The Navy's new fleet of Littoral Combat Ships is a shambles.
Would-be multi-mission warships built alternately by Lockheed Martin (NYSE:LMT), General Dynamics (NYSE:GD), and GD partner Austal (NASDAQOTH:AUTLY), the LCS was designed to be equipped with swap-out-able "mission packages." These would enable a single LCS to perform minesweeping missions on Mondays, take on a surface combat role on Tuesdays, and on Wednesdays go out and hunt submarines if the situation called for it.
Problem is, the more the Navy looks at the LCS, the less sure it is that the ship will be able to survive in a contested environment. (Or even an uncontested one -- because these ships do seem to break down a lot).
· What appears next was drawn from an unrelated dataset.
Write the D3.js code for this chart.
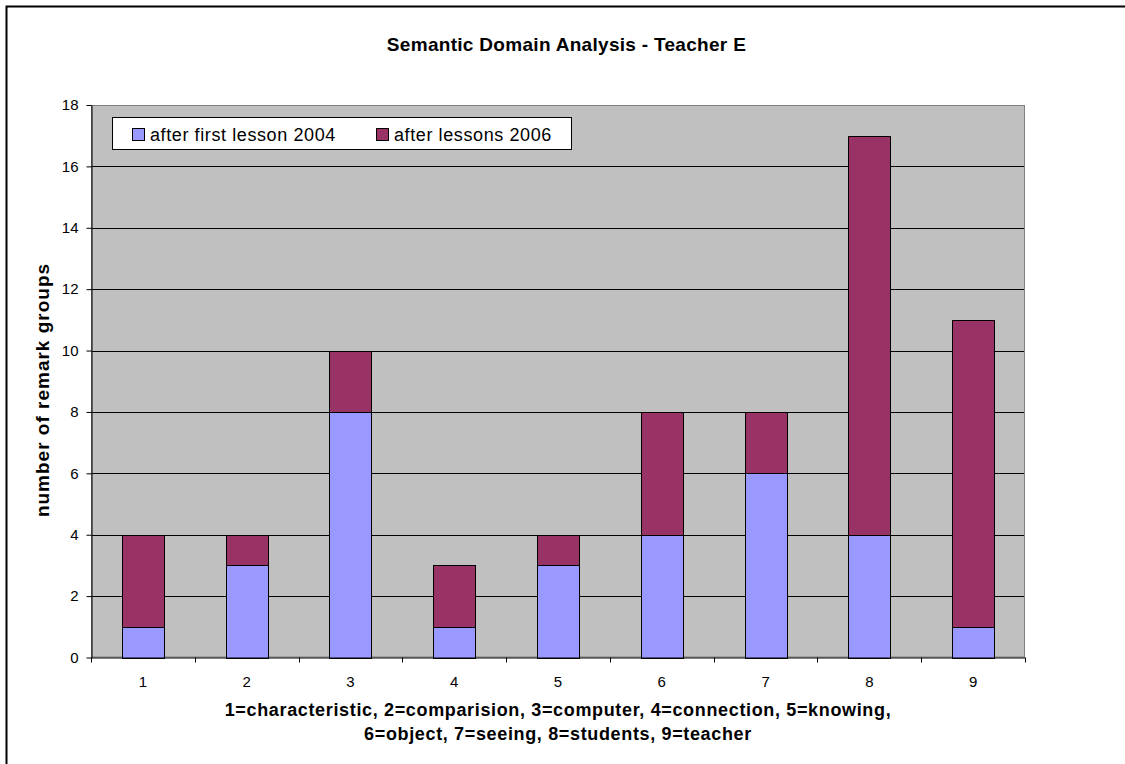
<!DOCTYPE html>
<html><head><meta charset="utf-8">
<script src="https://cdn.jsdelivr.net/npm/d3@7"></script>
<style>body{margin:0;background:#fff;}svg{display:block;font-family:"Liberation Sans",Arial,sans-serif;}</style>
</head><body>
<svg id="c" width="1125" height="764"></svg>
<script>
const categories = ["1","2","3","4","5","6","7","8","9"];
const series1 = [1,3,8,1,3,4,6,4,1];
const series2 = [3,1,2,2,1,4,2,13,10];
const seriesNames = ["after first lesson 2004","after lessons 2006"];
const colors = ["#9999FF","#993366"];
const yTicks = [0,2,4,6,8,10,12,14,16,18];

const svg = d3.select("#c");
const L = 91, R = 1025, T = 105, B = 657.5;

svg.append("rect").attr("x",6.5).attr("y",6.5).attr("width",1140).attr("height",780)
  .attr("fill","#fff").attr("stroke","#000").attr("stroke-width",2);

const x = d3.scaleBand().domain(categories).range([L,R]).paddingInner(0.595).paddingOuter(0.2975);
const y = d3.scaleLinear().domain([0,18]).range([B,T]);

svg.append("rect").attr("x",L).attr("y",T).attr("width",R-L).attr("height",B-T)
  .attr("fill","#C0C0C0");

svg.append("g").selectAll("line").data(yTicks.slice(1)).join("line")
  .attr("x1",L).attr("x2",R).attr("y1",d=>Math.round(y(d))+0.5).attr("y2",d=>Math.round(y(d))+0.5)
  .attr("stroke","#000").attr("stroke-width",1);

svg.append("rect").attr("x",L+0.5).attr("y",T+0.5).attr("width",R-L-1).attr("height",B-T-1)
  .attr("fill","none").attr("stroke","#808080").attr("stroke-width",1);

const stack = d3.stack().keys([0,1])(categories.map((c,i)=>({0:series1[i],1:series2[i],cat:c})));
svg.append("g").selectAll("g").data(stack).join("g").attr("fill",(d,i)=>colors[i])
  .selectAll("rect").data(d=>d).join("rect")
  .attr("x",d=>Math.round(x(d.data.cat))+0.5)
  .attr("y",d=>Math.round(y(d[1]))+0.5)
  .attr("width",Math.round(x.bandwidth()))
  .attr("height",d=>Math.round(y(d[0]))-Math.round(y(d[1])))
  .attr("stroke","#000").attr("stroke-width",1);

// y axis
const ya = svg.append("g").attr("transform",`translate(${L+0.5},0)`)
  .call(d3.axisLeft(y).tickValues(yTicks).tickSize(5).tickPadding(8).tickSizeOuter(0));
ya.select(".domain").attr("stroke","#000");
ya.selectAll("text").attr("font-size",15).attr("fill","#000").attr("font-family","'Liberation Sans',Arial,sans-serif");

// x axis
const xa = svg.append("g").attr("transform",`translate(0,${B})`);
xa.append("line").attr("x1",L).attr("x2",R).attr("y1",0.5).attr("y2",0.5).attr("stroke","#000");
const bounds = d3.range(categories.length+1).map(i=>L+(R-L)*i/categories.length);
xa.selectAll("line.t").data(bounds).join("line").attr("class","t")
  .attr("x1",d=>Math.round(d)+0.5).attr("x2",d=>Math.round(d)+0.5).attr("y1",0).attr("y2",5).attr("stroke","#000");
xa.selectAll("text").data(categories).join("text")
  .attr("x",d=>x(d)+x.bandwidth()/2).attr("y",29.5).attr("text-anchor","middle")
  .attr("font-size",15).text(d=>d);

// title
svg.append("text").attr("x",566.5).attr("y",51).attr("text-anchor","middle")
  .attr("font-size",19).attr("letter-spacing",0.3).attr("font-weight","bold").text("Semantic Domain Analysis - Teacher E");

// y title
svg.append("text").attr("transform","translate(49,390) rotate(-90)").attr("text-anchor","middle")
  .attr("font-size",19).attr("letter-spacing",1).attr("font-weight","bold").text("number of remark groups");

// x title
const xt = ["1=characteristic, 2=comparision, 3=computer, 4=connection, 5=knowing,","6=object, 7=seeing, 8=students, 9=teacher"];
svg.append("g").selectAll("text").data(xt).join("text")
  .attr("x",558).attr("y",(d,i)=>716+i*24).attr("text-anchor","middle")
  .attr("font-size",18).attr("letter-spacing",0.65).attr("font-weight","bold").text(d=>d);

// legend
const lg = svg.append("g");
lg.append("rect").attr("x",112.5).attr("y",117.5).attr("width",459).attr("height",32)
  .attr("fill","#fff").attr("stroke","#000");
const lx = [132,376];
seriesNames.forEach((n,i)=>{
  lg.append("rect").attr("x",lx[i]+0.5).attr("y",128.5).attr("width",12).attr("height",12)
    .attr("fill",colors[i]).attr("stroke","#000");
  lg.append("text").attr("x",lx[i]+18).attr("y",141).attr("font-size",18).attr("letter-spacing",0.6).text(n);
});
</script>
</body></html>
As the Navy has become less and less enthused with the Littoral Combat Ship's ability to survive combat, it's steadily talked down the number of them it is willing to buy. It's also talking more and more about relegating the LCS to a dedicated minesweeping role, and switching future purchases over to a more robust LCS-derivative to be designated a "frigate."
Making the best of a bad situation
Of course, since an average LCS costs $500 million, that's going to make for a very expensive minesweeper. (Avenger-class minesweepers cost just $61 million to build back in the 1980s and '90s.) So if this is the tack the Navy ultimately takes, it will want to make darn sure the LCS at least performs the minesweeping mission well. Luckily, Textron (NYSE:TXT) thinks it can help with that.
A few weeks ago, Textron confirmed that the Navy has contracted it to build two new "Fleet-class" Common Unmanned Surface Vehicles (CUSVs) for use on LCS minesweeping missions. Combined with the four other CUSVs that the Navy has already ordered, this will bring the Navy's complement of CUSVs to six, and a bit closer to its ultimate goal of 52 boats.
What is CUSV?
CUSV is basically a 39-foot crewless robotic speedboat. When performing a minesweeping mission, it will tow an "influence sweep system" behind it, mimicking the sounds and magnetic signature of a larger warship -- with the intent of attracting and detonating mines at a safe distance behind it.
Thus, the CUSV promises to help the LCS fulfill its minesweeping mission, and help plug the gap left by the failure of Lockheed Martin's own Remote Minehunting System to perform as promised. But that's not all the CUSV can do.
What CUSV means to Textron
All of the CUSVs ordered so far will form part of the Navy's Mine Counter Measure Unmanned Surface Vehicle (MCM USV) mission (i.e. mine-sweeping) under the service's Unmanned Influence Sweep System (UISS) program. Textron also notes in its marketing materials that the CUSV platform can be utilized in intelligence-gathering roles as well, for harbor security, and for "protection." In the latter role, the CUSV has been demoted and equipped with "nonlethal weapons."
These boats are versatile, too, in how they can be deployed. Initially designed to launch from an LCS, Textron says the CUSV can also deploy from vessels with well-decks (such as an LHD or LHA amphibious assault ship). The CUSV can also operate on its own, sallying forth from a port or harbor. Boasting a top speed of 28 knots, the vessel is described as being able to "endure" at sea for more than 20 hours, even in seas as rough as Sea State 6 (20-foot high waves). In fact, dividing the CUSV's rated cruising range of 1,200 nautical miles by its top speed of 28 knots, it seems the vessel might actually be able to operate independently of a mothership for nearly two days at a time.
All of this suggests that -- valuable as the CUSV might be to the Littoral Combat Ship's minesweeping mission -- minesweeping might be only the beginning of this vessel's capabilities.
What it means for investors
Reportedly, minesweeping alone will provide a big enough market to support orders of 52 CUSVs by the Navy, and at the $7.4 million-per-boat price that Textron is charging for its two latest CUSV deliveries, that implies total potential revenues of about $385 million from the program.
Now, $385 million is not a huge sum relative to the $1.8 billion in annual sales that Textron Systems (which builds the drone boat) rakes in every year -- much less the $13.8 billion in annual sales for Textron as a whole. But if minesweeping is only the beginning of the missions the CUSV can undertake, Textron could easily find this program growing beyond its initial vision.
With the price of these boats falling with each incremental order, that would be good news for taxpayers. And with Textron earning above-average profit margins from this program (the company's Textron Systems division earns 10.6% margins, versus 9.5% margins for Textron as a whole, according to data from S&P Global Market Intelligence), that would be good news for investors as well.